Jangle pop is a subgenre of pop rock and indie rock that emphasizes jangly guitars and 1960s-style pop melodies. The "jangly" guitar sound is characterized by its clean, shimmering and arpeggiated tone, often created using 12-string electric guitars. The term is usually applied to late 1970s/early 1980s bands emerging from the post-punk scene, often influenced by 1960s groups such as the Byrds. Notable acts include Big Star, R.E.M. and the Smiths.

==Origins==

In the late 1970s and 1980s, prominent early jangle pop groups included Big Star, R.E.M., the dB's, 10,000 Maniacs, and the Smiths. In the early to mid 1980s, the term "jangle pop" emerged as a label for an American post-punk movement that recalled the sounds of "jangly" acts from the 1960s. Between 1983 and 1987, the description "jangle pop" was used to describe bands like R.E.M. and Let's Active as well as the Paisley Underground subgenre, which incorporated psychedelic influences.

==Alternative/indie rock==
During the early 1980s, the genre was reconfigured by independent bands who enjoyed success on college rock charts and radio stations.
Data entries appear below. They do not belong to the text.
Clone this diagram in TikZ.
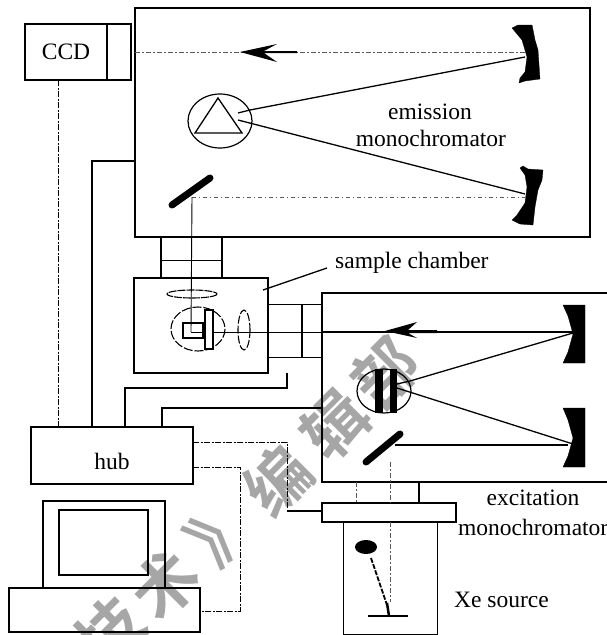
\documentclass[tikz,border=0pt]{standalone}
\usepackage{fontspec}
\setmainfont{Liberation Serif}
\newfontfamily\cjkfont{Noto Sans CJK SC}[BoldFont={Noto Sans CJK SC Bold}]
\tikzset{
  x=1pt,y=-1pt,
  framebox/.style={draw,line width=1.5pt,inner sep=0pt,outer sep=0pt},
  wire/.style={line width=1.2pt},
  thinwire/.style={line width=0.9pt},
  dashwire/.style={line width=0.9pt,dash pattern=on 6pt off 1.5pt on 2pt off 1.5pt},
  greydash/.style={line width=0.7pt,black!65,dash pattern=on 5pt off 2pt on 2pt off 2pt},
  ray/.style={line width=1.3pt},
  solidblack/.style={fill=black,draw=black,line width=0.3pt},
  thickbar/.style={line width=7pt,line cap=round},
  txtlab/.style={inner sep=0pt,font=\fontsize{23.5}{23.5}\selectfont},
  wmark/.style={inner sep=0pt,text=black!35,rotate=45,font=\cjkfont\bfseries\fontsize{64}{64}\selectfont},
}
\begin{document}
\begin{tikzpicture}
\useasboundingbox (0,0) rectangle (607,635);
% watermark
\node[wmark] (w1) at (110,632) {技};
\node[wmark] (w2) at (165,585) {术};
\node[wmark] (w3) at (222,530) {》};
\node[wmark] (w4) at (278,480) {编};
\node[wmark] (w5) at (335,425) {辑};
\node[wmark] (w6) at (385,372) {部};
% frames
\node[framebox,minimum width=455pt,minimum height=229pt,anchor=north west] (em) at (135,8) {};
\node[framebox,minimum width=134pt,minimum height=95pt,anchor=north west] (sc) at (134,278) {};
\node[framebox,minimum width=106pt,minimum height=56pt,anchor=north west] (ccd) at (25,24) {};
\node[framebox,minimum width=162pt,minimum height=57pt,anchor=north west] (hub) at (31,427) {};
\node[framebox,minimum width=122pt,minimum height=87pt,anchor=north west,line width=1.2pt] (mon) at (43,501) {};
\node[framebox,minimum width=89pt,minimum height=65pt,anchor=north west,line width=1.2pt] (scr) at (59,510) {};
\node[framebox,minimum width=191pt,minimum height=44pt,anchor=north west,line width=1.2pt] (kbd) at (9,588) {};
\node[framebox,minimum width=134pt,minimum height=19pt,anchor=north west,line width=1.2pt] (shut) at (322,503) {};
\node[framebox,minimum width=94pt,minimum height=112pt,anchor=north west,line width=1pt] (xe) at (343,522) {};
% excitation box open to the right
\coordinate (exTR) at (607,293);
\coordinate (exTL) at (322,293);
\coordinate (exBL) at (322,482);
\coordinate (exBR) at (607,482);
\draw[line width=1.5pt] (exTR) -- (exTL) -- (exBL) -- (exBR);
% CCD divider
\draw[line width=2pt] (ccd.north -| 107,0) -- (ccd.south -| 107,0);
% texts
\node[txtlab] (t1) at (66,52) {CCD};
\node[txtlab] (t2) at (430,112) {emission};
\node[txtlab] (t3) at (431,138) {monochromator};
\node[txtlab,anchor=west] (t4) at (335,263) {sample chamber};
\node[txtlab] (t5) at (112,461) {hub};
\node[txtlab] (t6) at (533,498) {excitation};
\node[txtlab,anchor=west] (t7) at (458,527) {monochromator};
\node[txtlab,anchor=west] (t8) at (454,600) {Xe source};
% wiring
\draw[dashwire] (ccd.south -| 58,0) -- (hub.north -| 58,0);
\draw[wire,line width=1.5pt] (hub.north -| 92,0) -- (92,161) -- (em.west |- 0,161);
\draw[wire] (hub.north -| 125,0) -- (125,388) -- (287,388) -- (sc.south -| 287,0);
\draw[wire] (hub.north -| 162,0) -- (162,408) -- (exBL |- 0,408);
\draw[dashwire] (hub.east |- 0,442) -- (287,442) -- (287,511);
\draw[wire] (287,511) -- (shut.west |- 0,511);
\draw[dashwire] (hub.east |- 0,467) -- (240,467) -- (240,611) -- (kbd.east |- 0,611);
\draw[line width=2pt] (exBL -| 419,0) -- (shut.north -| 419,0);
\draw[greydash] (exBL -| 356,0) -- (shut.north -| 356,0);
\draw[greydash] (390,462) -- (390,503);
\draw[greydash] (390,522) -- (390,602);
% top coupler
\draw[wire] (161,237) -- (161,278);
\draw[line width=1.6pt] (222,237) -- (222,278);
\draw[thinwire] (161,260) -- (222,260);
% right coupler
\draw[thinwire] (268,304) -- (322,304);
\draw[thinwire] (268,357) -- (322,357);
\draw[wire] (302,304) -- (302,357);
% leader
\draw[ray] (263,290) -- (327,268);
% emission internals
\draw[greydash] (135,52) -- (525,52);
\fill (240,52) -- (277,44) -- (264,51) -- (297,51) -- (297,53) -- (264,53) -- (277,62) -- cycle;
\draw[ray] (525,57) -- (250,110) -- (238,113);
\draw[ray] (525,194) -- (238,120);
\draw[line width=1.2pt] (220,121) ellipse [x radius=32,y radius=27];
\draw[line width=1.3pt] (195,133) -- (218,98) -- (242,133) -- cycle;
\draw[thickbar] (172,205) -- (210,178);
\draw[greydash,dash pattern=on 4pt off 3pt on 1pt off 3pt] (192,197) -- (525,197);
\draw[thinwire] (192,197) -- (191,332);
\path[solidblack] (512,28) -- (518,25) -- (532,25) -- (535,40) -- (538,50) -- (540,79) -- (525,81) -- (519,83) -- (520,78) -- (525,72) -- (527,57) -- (522,40) -- cycle;
\path[solidblack] (520,168) -- (523,166) -- (528,169) -- (543,170) -- (542,180) -- (538,190) -- (535,207) -- (533,225) -- (520,224) -- (512,220) -- (517,215) -- (525,203) -- (527,187) -- (525,175) -- cycle;
% sample chamber internals
\draw[line width=1.1pt,dash pattern=on 8pt off 1pt] (192,294) ellipse [x radius=25,y radius=4];
\draw[line width=1.1pt,dash pattern=on 8pt off 2pt] (244,330) ellipse [x radius=6,y radius=20];
\draw[line width=1.1pt,dash pattern=on 9pt off 2pt] (198,329) ellipse [x radius=27,y radius=22];
\draw[line width=1.2pt] (183,323) rectangle (203,338);
\draw[thinwire] (191,332) -- (322,332);
\draw[line width=2.4pt,fill=white] (205,310) rectangle (213,349);
% excitation internals
\draw[line width=1.2pt] (322,332) -- (573,332);
\fill (385,331) -- (417,322) -- (408,330) -- (437,330) -- (437,333) -- (408,333) -- (417,338) -- cycle;
\draw[ray] (573,333) -- (410,381) -- (397,384);
\draw[ray] (573,444) -- (397,388);
\draw[line width=1.2pt] (384,391) ellipse [x radius=27,y radius=22];
\fill (375,369) rectangle (383,413);
\fill (390,369) rectangle (397,413);
\draw[thickbar] (366,462) -- (400,434);
\draw[line width=1.2pt] (395,445) -- (568,445);
\path[solidblack] (563,305) -- (585,305) -- (585,363) -- (563,363) -- (568,352) -- (573,334) -- (568,316) -- cycle;
\path[solidblack] (563,408) -- (585,408) -- (585,467) -- (563,467) -- (568,456) -- (573,438) -- (568,420) -- cycle;
% Xe lamp
\fill (366,547) ellipse [x radius=11,y radius=7];
\draw[line width=1.8pt,dash pattern=on 5pt off 1.5pt] (371,558) -- (387,605);
\draw[line width=2.5pt] (387,603) -- (389,616);
\draw[line width=1.1pt] (368,616) -- (408,616);
\end{tikzpicture}
\end{document}
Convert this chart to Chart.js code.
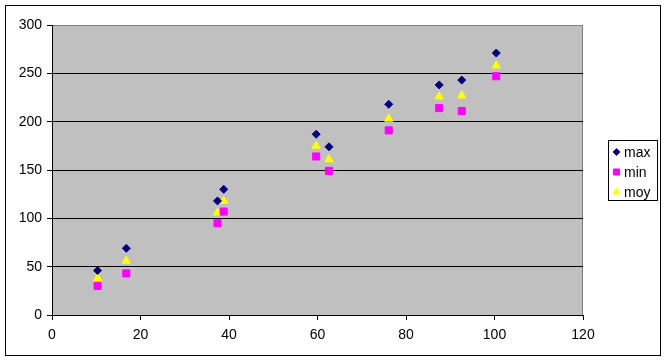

This included groups such as R.E.M. and Let's Active, who emerged from post-punk scenes and appropriated the sounds of jangle acts from the 1960s, as well as the adjacent Paisley Underground movement, which incorporated psychedelic influences. AllMusic categorized jangle pop as a subgenre of alternative or indie rock while describing it as a "pop-based format", but not mainstream, as the lyrics could often be "deliberately cryptic", and the sound "raw and amateurish" with DIY production. According to music journalist Denise Sullivan, "all signs point toward the dB's reinventing 'jangle-rock,' before R.E.M. made it famous."

The Athens, Georgia group Pylon, formed in 1979, influenced the local scene with what AllMusic contributor Jason Ankeny termed an "angular, propulsive jangle pop sound". In addition to R.E.M., English band the Smiths were a prominent early jangle pop group. Subsequent jangle pop bands largely imitated R.E.M. and, despite its foundations in 1960s folk rock bands such as the Byrds, groups were sometimes unfamiliar with the genre's 1960s predecessors. An article in Blogcritics magazine claims that, besides R.E.M., the "only other jangle-pop band to enjoy large sales in America were the Bangles, from Los Angeles", although the Bangles were at the time more closely associated with the contemporaneous, Los Angeles based Paisley Underground scene.

The Dunedin sound was a key scene for jangle pop. Bands such as the Chills, the Clean, the Verlaines, the Bats and Straitjacket Fits synthesised 1970s alternative rock and post-punk with jangle, and the scene soon spread to Auckland and other New Zealand cities.

In Austin, Texas, the term New Sincerity was loosely used for a similar group of bands, led by the Reivers, Wild Seeds and True Believers.